GIVEN PROBLEM: All lines from the top of the records below through the line holding "1, 1, 1, 1, 1];", and only those, should be printed exactly, minus the pictures.

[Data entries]
>>>>>

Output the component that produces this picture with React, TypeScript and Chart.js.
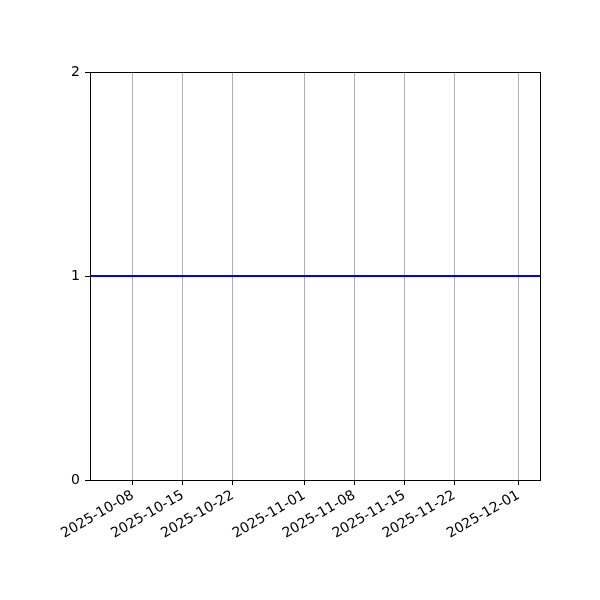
import React, { useEffect, useRef } from 'react';
import Chart from 'chart.js/auto';
import type { ChartOptions, Plugin } from 'chart.js';

// Dates on the series (the line is flat at 1)
const dates = [
  '2025-10-02', '2025-10-08', '2025-10-15', '2025-10-22', '2025-11-01',
  '2025-11-08', '2025-11-15', '2025-11-22', '2025-12-01', '2025-12-04',
];
const values = [1, 1, 1, 1, 1, 1, 1, 1, 1, 1];

const tickDates = [
  '2025-10-08', '2025-10-15', '2025-10-22', '2025-11-01',
  '2025-11-08', '2025-11-15', '2025-11-22', '2025-12-01',
];
const yTicks = [0, 1, 2];

const xMinDate = '2025-10-02';
const xMaxDate = '2025-12-04';

const DAY = 86400000;
const toDay = (s: string) => {
  const [y, m, d] = s.split('-').map(Number);
  return Date.UTC(y, m - 1, d) / DAY;
};
const fromDay = (n: number) => new Date(Math.round(n) * DAY).toISOString().slice(0, 10);

const font = { family: '"DejaVu Sans", sans-serif', size: 14 };

// matplotlib-style box around the plot area
const framePlugin: Plugin<'line'> = {
  id: 'frame',
  afterDatasetsDraw(chart) {
    const { ctx, chartArea } = chart;
    ctx.save();
    ctx.strokeStyle = '#000';
    ctx.lineWidth = 1;
    ctx.strokeRect(
      Math.round(chartArea.left) + 0.5,
      Math.round(chartArea.top) + 0.5,
      Math.round(chartArea.right - chartArea.left),
      Math.round(chartArea.bottom - chartArea.top),
    );
    ctx.restore();
  },
};

const App: React.FC = () => {
  const canvasRef = useRef<HTMLCanvasElement | null>(null);

  useEffect(() => {
    document.body.style.margin = '0';
    if (!canvasRef.current) return;

    const options: ChartOptions<'line'> = {
      animation: false,
      responsive: false,
      layout: { padding: { left: 0, right: 60, top: 72, bottom: 0 } },
      plugins: { legend: { display: false }, tooltip: { enabled: false } },
      scales: {
        x: {
          type: 'linear',
          min: toDay(xMinDate),
          max: toDay(xMaxDate),
          afterBuildTicks: (scale) => {
            scale.ticks = tickDates.map((d) => ({ value: toDay(d) }));
          },
          afterFit: (scale) => {
            scale.height = 120;
          },
          border: { display: false },
          grid: {
            color: '#b0b0b0',
            lineWidth: 1,
            tickColor: '#000',
            tickLength: 5,
          },
          ticks: {
            color: '#000',
            font,
            padding: 2,
            minRotation: 30,
            maxRotation: 30,
            autoSkip: false,
            callback: (v) => fromDay(Number(v)),
          },
        },
        y: {
          min: 0,
          max: 2,
          afterBuildTicks: (scale) => {
            scale.ticks = yTicks.map((v) => ({ value: v }));
          },
          afterFit: (scale) => {
            scale.width = 90;
          },
          border: { display: false },
          grid: {
            drawOnChartArea: false,
            tickColor: '#000',
            tickLength: 5,
          },
          ticks: { color: '#000', font, padding: 5 },
        },
      },
    };

    const chart = new Chart(canvasRef.current, {
      type: 'line',
      data: {
        datasets: [
          {
            data: dates.map((d, i) => ({ x: toDay(d), y: values[i] })),
            borderColor: '#0000ff',
            borderWidth: 2,
            pointRadius: 0,
            fill: false,
            tension: 0,
          },
        ],
      },
      options,
      plugins: [framePlugin],
    });

    return () => {
      chart.destroy();
    };
  }, []);

  return (
    <div style={{ width: 600, height: 600, background: '#fff' }}>
      <canvas ref={canvasRef} width={600} height={600}></canvas>
    </div>
  );
};

export default App;
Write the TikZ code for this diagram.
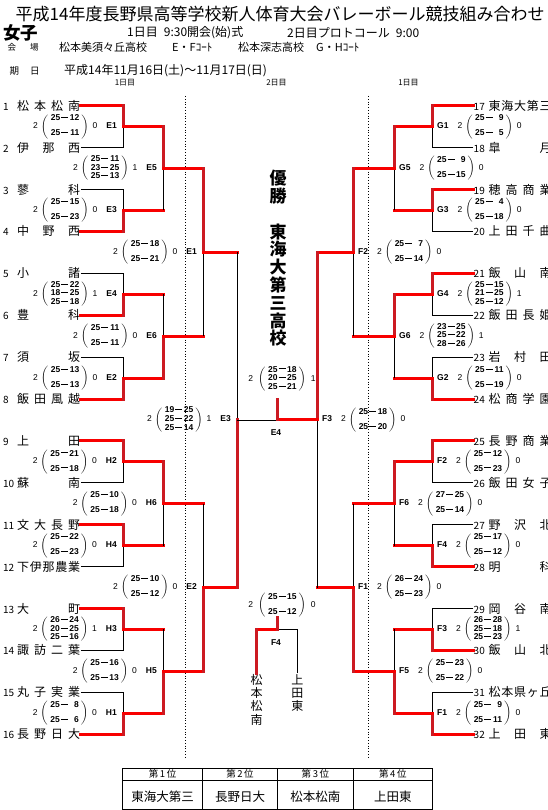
\documentclass[tikz,border=0pt]{standalone}
\usepackage{fontspec}
\setmainfont{Noto Sans CJK JP}
\newfontfamily\numfont{Liberation Sans}
\usetikzlibrary{positioning}
\definecolor{winred}{HTML}{F80000}
\definecolor{winvred}{HTML}{CC1A22}

% set scores
\newcommand{\pts}[2]{{\bfseries\makebox[10pt][r]{#1}\kern1pt\rule[2.7pt]{7pt}{0.9pt}\kern1pt\makebox[10pt][r]{#2}}}
\newcommand{\twoset}[2]{$\left(\begin{tabular}{@{\hspace{2pt}}c@{\hspace{2pt}}}#1\\[6.3pt]#2\end{tabular}\right)$}
\newcommand{\threeset}[3]{$\left(\begin{tabular}{@{\hspace{2pt}}c@{\hspace{2pt}}}#1\\#2\\#3\end{tabular}\right)$}
% spread a school name over its box
\def\spreadnext#1#2{#1\ifx\relax#2\else\hfill\expandafter\spreadnext\expandafter#2\fi}
\newcommand{\jname}[1]{\makebox[63pt][s]{\expandafter\spreadnext#1\relax}}
% first round: bout, upper team, lower team, winner (1 upper, 2 lower)
\newcommand{\teambout}[4]{%
  \ifnum#4=1 \draw[lose] (#3) -| (#1); \draw[win] (#2) -- (#2 -| #1); \draw[winv] (#2 -| #1) -- (#1);
  \else \draw[lose] (#2) -| (#1); \draw[win] (#3) -- (#3 -| #1); \draw[winv] (#3 -| #1) -- (#1); \fi}
% later rounds: bout, upper bout, lower bout, winner
\newcommand{\nextbout}[4]{%
  \draw[win] (#2) -- (#2 -| #1); \draw[win] (#3) -- (#3 -| #1);
  \ifnum#4=1 \draw[lose] (#3 -| #1) -- (#1); \draw[winv] (#2 -| #1) -- (#1);
  \else \draw[lose] (#2 -| #1) -- (#1); \draw[winv] (#3 -| #1) -- (#1); \fi}
% results: bout, label, sets won, sets lost, scores
\newcommand{\lres}[5]{\node[res, anchor=east] (s#1) at ([xshift=-6pt]#1) {#3\hspace{3pt}#5\hspace{4pt}#4\hspace{9pt}\textbf{#2}};}
\newcommand{\rres}[5]{\node[res, anchor=west] (s#1) at ([xshift=5pt]#1) {\textbf{#2}\hspace{9pt}#3\hspace{3pt}#5\hspace{4pt}#4};}

\begin{document}
\begin{tikzpicture}[x=1pt, y=-1pt,
  win/.style={draw=winred, line width=3pt, line cap=rect},
  winv/.style={draw=winvred, line width=3pt, line cap=rect},
  lose/.style={draw=black, line width=0.9pt},
  team/.style={inner xsep=0.5pt, inner ysep=0pt, font=\fontsize{12}{12}\selectfont},
  res/.style={inner sep=0pt, font=\numfont\fontsize{8.5}{8.7}\selectfont},
  lab/.style={inner sep=0pt, font=\numfont\bfseries\fontsize{8.5}{8.7}\selectfont},
  champ/.style={align=center, inner sep=0pt, font=\bfseries\fontsize{17}{17.8}\selectfont},
  vname/.style={align=center, inner sep=1pt, font=\fontsize{12}{13.3}\selectfont},
  head/.style={anchor=west, inner sep=0pt}]
\useasboundingbox (0,0) rectangle (548,810);

% header
\node[head, font=\fontsize{17}{17}\selectfont] (title) at (15.5,14) {平成14年度長野県高等学校新人体育大会バレーボール競技組み合わせ};
\node[head, font=\bfseries\fontsize{17.5}{17.5}\selectfont] (girls) at (3,33) {女子};
\node[head, font=\fontsize{12}{12}\selectfont] (day1) at (127,33) {1日目\hspace{6pt}9:30開会(始)式};
\node[head, font=\fontsize{12}{12}\selectfont] (day2) at (287,33) {2日目プロトコール\hspace{6pt}9:00};
\node[head, font=\fontsize{8.5}{8.5}\selectfont] (venue) at (7.5,47) {会\hspace{14pt}場};
\node[head, font=\fontsize{11}{11}\selectfont] (ven1) at (59,47) {松本美須々丘高校};
\node[head, font=\fontsize{11}{11}\selectfont] (crt1) at (172,47) {E・Fｺｰﾄ};
\node[head, font=\fontsize{11}{11}\selectfont] (ven2) at (238,47) {松本深志高校};
\node[head, font=\fontsize{11}{11}\selectfont] (crt2) at (316,47) {G・Hｺｰﾄ};
\node[head, font=\fontsize{9.5}{9.5}\selectfont] (dates) at (9.5,71) {期\hspace{11pt}日};
\node[head, font=\fontsize{12}{12}\selectfont] (dval) at (64,71) {平成14年11月16日(土)〜11月17日(日)};
\node[font=\fontsize{8}{8}\selectfont, inner sep=0pt] (dA) at (125,83) {1日目};
\node[font=\fontsize{8}{8}\selectfont, inner sep=0pt] (dB) at (276.5,83) {2日目};
\node[font=\fontsize{8}{8}\selectfont, inner sep=0pt] (dC) at (408.5,83) {1日目};

% day boundaries
\draw[dotted, line width=0.8pt] (185,96) -- (185,757);
\draw[dotted, line width=0.8pt] (368.7,96) -- (368.7,757);

% teams
\foreach \i/\nm in {1/松本松南, 2/伊那西, 3/蓼科, 4/中野西, 5/小諸, 6/豊科, 7/須坂, 8/飯田風越,
  9/上田, 10/蘇南, 11/文大長野, 12/下伊那農業, 13/大町, 14/諏訪二葉, 15/丸子実業, 16/長野日大}
  \node[team, anchor=west] (t\i) at (2.5,{105.7+(\i-1)*41.9}) {\makebox[14pt][l]{\fontsize{10}{10}\selectfont\i}\jname{\nm}};
\foreach \i/\nm in {17/東海大第三, 18/皐月, 19/穂高商業, 20/上田千曲, 21/飯山南, 22/飯田長姫, 23/岩村田, 24/松商学園,
  25/長野商業, 26/飯田女子, 27/野沢北, 28/明科, 29/岡谷南, 30/飯山北, 31/松本県ヶ丘, 32/上田東}
  \node[team, anchor=west] (t\i) at (473,{105.7+(\i-17)*41.9}) {\makebox[15pt][l]{\fontsize{10}{10}\selectfont\i}\jname{\nm}};

% bouts
\foreach \k in {1,...,8} {
  \coordinate (l1\k) at (123,{105.7+(2*\k-1.5)*41.9});
  \coordinate (r1\k) at (432,{105.7+(2*\k-1.5)*41.9}); }
\foreach \k in {1,...,4} {
  \coordinate (l2\k) at (163,{105.7+(4*\k-2.5)*41.9});
  \coordinate (r2\k) at (394,{105.7+(4*\k-2.5)*41.9}); }
\foreach \k in {1,2} {
  \coordinate (l3\k) at (203,{105.7+(8*\k-4.5)*41.9});
  \coordinate (r3\k) at (353,{105.7+(8*\k-4.5)*41.9}); }
\coordinate (l4) at (237,419.95);
\coordinate (r4) at (317,419.95);
\coordinate (fin) at (277.3,419.95);
\coordinate (finup) at (277.3,399.5);

% left half
\teambout{l11}{t1.east}{t2.east}{1}
\teambout{l12}{t3.east}{t4.east}{2}
\teambout{l13}{t5.east}{t6.east}{2}
\teambout{l14}{t7.east}{t8.east}{2}
\teambout{l15}{t9.east}{t10.east}{1}
\teambout{l16}{t11.east}{t12.east}{1}
\teambout{l17}{t13.east}{t14.east}{1}
\teambout{l18}{t15.east}{t16.east}{2}
\nextbout{l21}{l11}{l12}{1}
\nextbout{l22}{l13}{l14}{2}
\nextbout{l23}{l15}{l16}{1}
\nextbout{l24}{l17}{l18}{2}
\nextbout{l31}{l21}{l22}{1}
\nextbout{l32}{l23}{l24}{2}
\nextbout{l4}{l31}{l32}{2}

% right half
\teambout{r11}{t17.west}{t18.west}{1}
\teambout{r12}{t19.west}{t20.west}{1}
\teambout{r13}{t21.west}{t22.west}{1}
\teambout{r14}{t23.west}{t24.west}{2}
\teambout{r15}{t25.west}{t26.west}{1}
\teambout{r16}{t27.west}{t28.west}{2}
\teambout{r17}{t29.west}{t30.west}{2}
\teambout{r18}{t31.west}{t32.west}{2}
\nextbout{r21}{r11}{r12}{1}
\nextbout{r22}{r13}{r14}{1}
\nextbout{r23}{r15}{r16}{1}
\nextbout{r24}{r17}{r18}{2}
\nextbout{r31}{r21}{r22}{1}
\nextbout{r32}{r23}{r24}{2}
\nextbout{r4}{r31}{r32}{1}

% final
\draw[lose] (l4) -- (fin);
\draw[win] (r4) -- (fin);
\draw[winv] (fin) -- (finup);

% results
\lres{l11}{E1}{2}{0}{\twoset{\pts{25}{12}}{\pts{25}{11}}}
\lres{l12}{E3}{2}{0}{\twoset{\pts{25}{15}}{\pts{25}{23}}}
\lres{l13}{E4}{2}{1}{\threeset{\pts{25}{22}}{\pts{18}{25}}{\pts{25}{18}}}
\lres{l14}{E2}{2}{0}{\twoset{\pts{25}{13}}{\pts{25}{13}}}
\lres{l15}{H2}{2}{0}{\twoset{\pts{25}{21}}{\pts{25}{18}}}
\lres{l16}{H4}{2}{0}{\twoset{\pts{25}{22}}{\pts{25}{23}}}
\lres{l17}{H3}{2}{1}{\threeset{\pts{26}{24}}{\pts{20}{25}}{\pts{25}{16}}}
\lres{l18}{H1}{2}{0}{\twoset{\pts{25}{8}}{\pts{25}{6}}}
\lres{l21}{E5}{2}{1}{\threeset{\pts{25}{11}}{\pts{23}{25}}{\pts{25}{13}}}
\lres{l22}{E6}{2}{0}{\twoset{\pts{25}{11}}{\pts{25}{11}}}
\lres{l23}{H6}{2}{0}{\twoset{\pts{25}{10}}{\pts{25}{18}}}
\lres{l24}{H5}{2}{0}{\twoset{\pts{25}{16}}{\pts{25}{13}}}
\lres{l31}{E1}{2}{0}{\twoset{\pts{25}{18}}{\pts{25}{21}}}
\lres{l32}{E2}{2}{0}{\twoset{\pts{25}{10}}{\pts{25}{12}}}
\lres{l4}{E3}{2}{1}{\threeset{\pts{19}{25}}{\pts{25}{22}}{\pts{25}{14}}}

\rres{r11}{G1}{2}{0}{\twoset{\pts{25}{9}}{\pts{25}{5}}}
\rres{r12}{G3}{2}{0}{\twoset{\pts{25}{4}}{\pts{25}{18}}}
\rres{r13}{G4}{2}{1}{\threeset{\pts{25}{15}}{\pts{21}{25}}{\pts{25}{12}}}
\rres{r14}{G2}{2}{0}{\twoset{\pts{25}{11}}{\pts{25}{19}}}
\rres{r15}{F2}{2}{0}{\twoset{\pts{25}{12}}{\pts{25}{23}}}
\rres{r16}{F4}{2}{0}{\twoset{\pts{25}{17}}{\pts{25}{12}}}
\rres{r17}{F3}{2}{1}{\threeset{\pts{26}{28}}{\pts{25}{18}}{\pts{25}{23}}}
\rres{r18}{F1}{2}{0}{\twoset{\pts{25}{9}}{\pts{25}{11}}}
\rres{r21}{G5}{2}{0}{\twoset{\pts{25}{9}}{\pts{25}{15}}}
\rres{r22}{G6}{2}{1}{\threeset{\pts{23}{25}}{\pts{25}{22}}{\pts{28}{26}}}
\rres{r23}{F6}{2}{0}{\twoset{\pts{27}{25}}{\pts{25}{14}}}
\rres{r24}{F5}{2}{0}{\twoset{\pts{25}{23}}{\pts{25}{22}}}
\rres{r31}{F2}{2}{0}{\twoset{\pts{25}{7}}{\pts{25}{14}}}
\rres{r32}{F1}{2}{0}{\twoset{\pts{26}{24}}{\pts{25}{23}}}
\rres{r4}{F3}{2}{0}{\twoset{\pts{25}{18}}{\pts{25}{20}}}

\node[res] (sfin) at (282,379) {2\hspace{5pt}\threeset{\pts{25}{18}}{\pts{20}{25}}{\pts{25}{21}}\hspace{5pt}1};
\node[lab] (lfin) at (276,433) {E4};

% champion
\node[champ] (winhead) at (278,187) {優\\勝};
\node[champ] (winname) at (278,285) {東\\海\\大\\第\\三\\高\\校};

% third place
\coordinate (bronze) at (277.3,629.3);
\coordinate (bronzeup) at (277.3,617);
\node[vname, anchor=north] (p3a) at (256.7,673) {松\\本\\松\\南};
\node[vname, anchor=north] (p3b) at (297.3,673) {上\\田\\東};
\draw[lose] (p3b.north) |- (bronze);
\draw[win] (p3a.north |- bronze) -- (bronze);
\draw[winv] (p3a.north) -- (p3a.north |- bronze);
\draw[winv] (bronze) -- (bronzeup);
\node[res] (sbronze) at (282,605) {2\hspace{5pt}\twoset{\pts{25}{15}}{\pts{25}{12}}\hspace{5pt}0};
\node[lab] (lbronze) at (276,643) {F4};

% ranking table
\draw[line width=0.8pt] (122.7,768) rectangle (432.3,809.3);
\draw[line width=0.8pt] (122.7,780) -- (432.3,780);
\foreach \x in {202.5,277.5,353.3} \draw[line width=0.8pt] (\x,768) -- (\x,809.3);
\foreach \x/\rk/\nm [count=\j] in {162.6/第\,1\,位/東海大第三, 240/第\,2\,位/長野日大, 315.4/第\,3\,位/松本松南, 392.8/第\,4\,位/上田東} {
  \node[font=\fontsize{9.5}{9.5}\selectfont, inner sep=0pt] (rk\j) at (\x,774) {\rk};
  \node[font=\fontsize{12.5}{12.5}\selectfont, inner sep=0pt] (rn\j) at (\x,796.5) {\nm}; }
\end{tikzpicture}
\end{document}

<<<<<

FULL OUTPUT:
Output the component that produces this picture with React, TypeScript and Chart.js.
import React, { useEffect, useRef } from 'react';
import Chart from 'chart.js/auto';
import type { ChartOptions, Plugin } from 'chart.js';

// Dates on the series (the line is flat at 1)
const dates = [
  '2025-10-02', '2025-10-08', '2025-10-15', '2025-10-22', '2025-11-01',
  '2025-11-08', '2025-11-15', '2025-11-22', '2025-12-01', '2025-12-04',
];
const values = [1, 1, 1, 1, 1, 1, 1, 1, 1, 1];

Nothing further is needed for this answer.